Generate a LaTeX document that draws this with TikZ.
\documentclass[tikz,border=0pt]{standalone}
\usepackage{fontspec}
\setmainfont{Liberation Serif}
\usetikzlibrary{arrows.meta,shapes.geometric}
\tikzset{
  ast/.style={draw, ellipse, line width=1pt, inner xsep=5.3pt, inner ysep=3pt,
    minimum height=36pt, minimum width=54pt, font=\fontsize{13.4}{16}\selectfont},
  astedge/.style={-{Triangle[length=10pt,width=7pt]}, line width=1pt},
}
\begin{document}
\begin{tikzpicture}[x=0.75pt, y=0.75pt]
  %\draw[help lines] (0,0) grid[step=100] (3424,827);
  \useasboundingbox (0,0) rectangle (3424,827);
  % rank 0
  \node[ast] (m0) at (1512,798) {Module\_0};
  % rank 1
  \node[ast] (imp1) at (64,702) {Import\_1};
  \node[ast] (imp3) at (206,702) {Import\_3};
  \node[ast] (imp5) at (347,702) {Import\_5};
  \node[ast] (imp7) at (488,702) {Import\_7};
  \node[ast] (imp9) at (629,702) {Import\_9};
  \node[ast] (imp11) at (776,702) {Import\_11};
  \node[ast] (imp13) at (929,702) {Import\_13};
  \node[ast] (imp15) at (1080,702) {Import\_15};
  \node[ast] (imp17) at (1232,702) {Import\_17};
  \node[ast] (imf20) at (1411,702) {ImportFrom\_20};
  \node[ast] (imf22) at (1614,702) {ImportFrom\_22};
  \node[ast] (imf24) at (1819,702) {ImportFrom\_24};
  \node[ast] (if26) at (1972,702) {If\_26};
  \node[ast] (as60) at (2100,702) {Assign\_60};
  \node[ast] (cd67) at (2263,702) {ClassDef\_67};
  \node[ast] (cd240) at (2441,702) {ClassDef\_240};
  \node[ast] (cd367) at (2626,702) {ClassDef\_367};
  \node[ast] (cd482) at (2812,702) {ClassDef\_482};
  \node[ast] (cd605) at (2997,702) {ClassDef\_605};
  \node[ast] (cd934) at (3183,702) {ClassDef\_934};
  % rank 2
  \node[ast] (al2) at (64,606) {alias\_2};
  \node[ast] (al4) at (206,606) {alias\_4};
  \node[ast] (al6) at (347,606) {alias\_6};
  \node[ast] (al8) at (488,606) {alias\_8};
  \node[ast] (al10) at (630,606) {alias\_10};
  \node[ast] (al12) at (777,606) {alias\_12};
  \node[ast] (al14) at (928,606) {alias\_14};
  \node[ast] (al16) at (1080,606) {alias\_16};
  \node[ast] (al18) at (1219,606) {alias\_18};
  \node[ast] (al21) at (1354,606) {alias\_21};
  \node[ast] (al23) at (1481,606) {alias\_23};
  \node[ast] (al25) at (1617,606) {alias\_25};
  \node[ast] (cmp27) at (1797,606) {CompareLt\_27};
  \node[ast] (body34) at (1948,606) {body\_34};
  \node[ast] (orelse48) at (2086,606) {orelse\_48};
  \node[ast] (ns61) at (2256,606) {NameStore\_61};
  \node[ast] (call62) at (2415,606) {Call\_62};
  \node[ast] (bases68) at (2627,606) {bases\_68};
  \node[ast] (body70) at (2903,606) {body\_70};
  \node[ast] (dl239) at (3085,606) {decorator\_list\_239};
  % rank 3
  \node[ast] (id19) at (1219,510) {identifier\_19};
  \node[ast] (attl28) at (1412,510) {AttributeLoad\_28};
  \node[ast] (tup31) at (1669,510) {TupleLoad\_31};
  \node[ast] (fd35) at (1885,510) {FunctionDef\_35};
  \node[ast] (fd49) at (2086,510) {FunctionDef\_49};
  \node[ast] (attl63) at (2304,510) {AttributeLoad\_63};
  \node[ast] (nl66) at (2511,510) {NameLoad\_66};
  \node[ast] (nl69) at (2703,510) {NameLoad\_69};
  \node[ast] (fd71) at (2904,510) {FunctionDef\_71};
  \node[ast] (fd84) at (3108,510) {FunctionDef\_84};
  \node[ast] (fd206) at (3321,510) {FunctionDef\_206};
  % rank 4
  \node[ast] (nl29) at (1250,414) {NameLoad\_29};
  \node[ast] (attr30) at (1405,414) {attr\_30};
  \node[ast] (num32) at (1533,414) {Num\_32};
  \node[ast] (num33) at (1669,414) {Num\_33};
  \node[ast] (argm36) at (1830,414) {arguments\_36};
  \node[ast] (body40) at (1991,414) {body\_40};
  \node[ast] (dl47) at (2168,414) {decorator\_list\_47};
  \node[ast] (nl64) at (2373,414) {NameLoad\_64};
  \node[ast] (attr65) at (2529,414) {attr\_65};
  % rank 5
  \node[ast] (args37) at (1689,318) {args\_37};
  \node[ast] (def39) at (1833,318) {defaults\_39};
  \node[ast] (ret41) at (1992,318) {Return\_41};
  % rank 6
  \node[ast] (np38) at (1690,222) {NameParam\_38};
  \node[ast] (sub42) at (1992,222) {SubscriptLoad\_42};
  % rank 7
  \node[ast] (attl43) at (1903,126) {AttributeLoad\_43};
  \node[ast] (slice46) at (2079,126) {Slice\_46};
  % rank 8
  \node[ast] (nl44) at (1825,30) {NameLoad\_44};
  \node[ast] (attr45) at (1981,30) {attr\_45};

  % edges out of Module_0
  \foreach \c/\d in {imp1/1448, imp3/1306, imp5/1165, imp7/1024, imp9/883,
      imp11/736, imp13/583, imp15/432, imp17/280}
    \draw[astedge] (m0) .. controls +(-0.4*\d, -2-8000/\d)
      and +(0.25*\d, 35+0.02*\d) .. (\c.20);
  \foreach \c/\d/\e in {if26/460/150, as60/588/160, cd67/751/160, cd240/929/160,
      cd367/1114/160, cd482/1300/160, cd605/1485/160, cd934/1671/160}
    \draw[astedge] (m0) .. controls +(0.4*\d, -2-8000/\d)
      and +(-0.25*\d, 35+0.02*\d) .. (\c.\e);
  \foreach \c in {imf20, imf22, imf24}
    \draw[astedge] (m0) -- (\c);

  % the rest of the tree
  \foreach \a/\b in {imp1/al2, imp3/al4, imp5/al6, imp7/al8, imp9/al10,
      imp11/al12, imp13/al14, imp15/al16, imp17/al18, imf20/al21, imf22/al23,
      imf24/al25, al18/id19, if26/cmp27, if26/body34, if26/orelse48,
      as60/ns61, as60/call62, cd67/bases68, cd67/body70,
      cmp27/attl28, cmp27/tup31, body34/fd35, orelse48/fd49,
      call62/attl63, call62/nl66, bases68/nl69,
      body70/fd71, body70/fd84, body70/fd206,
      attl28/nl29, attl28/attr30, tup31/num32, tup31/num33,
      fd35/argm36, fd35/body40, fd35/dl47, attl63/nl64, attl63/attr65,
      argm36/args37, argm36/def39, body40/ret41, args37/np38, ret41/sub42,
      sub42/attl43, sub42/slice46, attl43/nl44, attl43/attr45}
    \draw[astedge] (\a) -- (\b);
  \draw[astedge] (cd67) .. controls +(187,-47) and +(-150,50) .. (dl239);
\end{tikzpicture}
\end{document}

********************

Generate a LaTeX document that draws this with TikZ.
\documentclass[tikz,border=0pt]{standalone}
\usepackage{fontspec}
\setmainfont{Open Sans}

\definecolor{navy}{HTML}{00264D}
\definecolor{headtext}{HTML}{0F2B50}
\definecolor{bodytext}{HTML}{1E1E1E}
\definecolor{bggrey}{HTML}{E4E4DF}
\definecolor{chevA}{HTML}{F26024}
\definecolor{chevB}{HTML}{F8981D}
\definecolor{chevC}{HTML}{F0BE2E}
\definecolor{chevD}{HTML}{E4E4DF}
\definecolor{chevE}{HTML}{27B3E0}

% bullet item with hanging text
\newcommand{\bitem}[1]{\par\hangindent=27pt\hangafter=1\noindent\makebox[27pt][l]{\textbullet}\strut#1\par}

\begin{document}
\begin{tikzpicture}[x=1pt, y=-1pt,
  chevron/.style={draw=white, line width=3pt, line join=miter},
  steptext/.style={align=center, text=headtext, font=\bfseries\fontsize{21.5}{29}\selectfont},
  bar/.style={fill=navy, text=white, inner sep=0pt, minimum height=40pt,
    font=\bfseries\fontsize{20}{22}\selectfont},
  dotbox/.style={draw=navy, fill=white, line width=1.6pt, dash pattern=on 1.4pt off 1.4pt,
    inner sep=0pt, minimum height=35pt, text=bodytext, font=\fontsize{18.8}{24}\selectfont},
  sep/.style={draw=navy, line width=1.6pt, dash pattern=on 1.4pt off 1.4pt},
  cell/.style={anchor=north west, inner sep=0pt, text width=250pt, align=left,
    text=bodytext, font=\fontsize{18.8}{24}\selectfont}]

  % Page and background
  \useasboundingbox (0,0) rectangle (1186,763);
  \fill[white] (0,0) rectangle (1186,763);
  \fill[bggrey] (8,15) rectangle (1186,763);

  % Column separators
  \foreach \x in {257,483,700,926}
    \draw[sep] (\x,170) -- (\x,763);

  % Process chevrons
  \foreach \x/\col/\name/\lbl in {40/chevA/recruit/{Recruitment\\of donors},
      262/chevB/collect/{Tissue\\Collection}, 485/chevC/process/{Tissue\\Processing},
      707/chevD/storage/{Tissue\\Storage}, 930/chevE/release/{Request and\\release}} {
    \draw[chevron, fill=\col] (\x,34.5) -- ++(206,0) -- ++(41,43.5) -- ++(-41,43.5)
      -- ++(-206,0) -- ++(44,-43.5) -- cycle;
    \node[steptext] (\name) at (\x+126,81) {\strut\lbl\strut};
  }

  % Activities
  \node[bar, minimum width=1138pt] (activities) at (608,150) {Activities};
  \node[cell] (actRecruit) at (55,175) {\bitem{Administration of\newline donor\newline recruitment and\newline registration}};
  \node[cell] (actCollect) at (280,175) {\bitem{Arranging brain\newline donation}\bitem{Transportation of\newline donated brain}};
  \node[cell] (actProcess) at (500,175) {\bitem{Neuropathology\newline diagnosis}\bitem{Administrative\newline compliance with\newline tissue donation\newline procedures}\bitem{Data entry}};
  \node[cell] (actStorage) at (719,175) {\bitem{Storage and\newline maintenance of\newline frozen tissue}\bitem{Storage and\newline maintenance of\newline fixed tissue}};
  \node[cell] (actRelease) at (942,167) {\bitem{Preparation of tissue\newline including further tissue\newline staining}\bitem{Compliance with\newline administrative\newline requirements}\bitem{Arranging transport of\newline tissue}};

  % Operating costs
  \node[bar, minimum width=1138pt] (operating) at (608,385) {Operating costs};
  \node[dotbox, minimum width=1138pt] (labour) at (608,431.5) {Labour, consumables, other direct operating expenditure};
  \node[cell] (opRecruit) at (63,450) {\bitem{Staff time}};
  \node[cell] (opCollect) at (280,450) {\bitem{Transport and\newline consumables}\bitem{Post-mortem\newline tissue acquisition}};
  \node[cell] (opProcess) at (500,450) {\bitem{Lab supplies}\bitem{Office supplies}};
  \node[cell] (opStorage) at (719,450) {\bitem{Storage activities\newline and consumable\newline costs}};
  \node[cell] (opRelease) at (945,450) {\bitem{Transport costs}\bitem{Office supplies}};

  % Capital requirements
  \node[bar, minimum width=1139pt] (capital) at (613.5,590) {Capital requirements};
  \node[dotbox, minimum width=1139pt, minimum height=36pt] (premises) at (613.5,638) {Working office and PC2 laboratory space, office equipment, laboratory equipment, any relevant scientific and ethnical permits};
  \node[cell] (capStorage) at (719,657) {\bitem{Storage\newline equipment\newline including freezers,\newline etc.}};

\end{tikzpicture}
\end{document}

********************

Read through the data and copy every line where "with" shows up.

Generate a LaTeX document that draws this with TikZ.
Generate a LaTeX document that draws this with TikZ.
% bullet item with hanging text
  \node[cell] (actProcess) at (500,175) {\bitem{Neuropathology\newline diagnosis}\bitem{Administrative\newline compliance with\newline tissue donation\newline procedures}\bitem{Data entry}};
  \node[cell] (actRelease) at (942,167) {\bitem{Preparation of tissue\newline including further tissue\newline staining}\bitem{Compliance with\newline administrative\newline requirements}\bitem{Arranging transport of\newline tissue}};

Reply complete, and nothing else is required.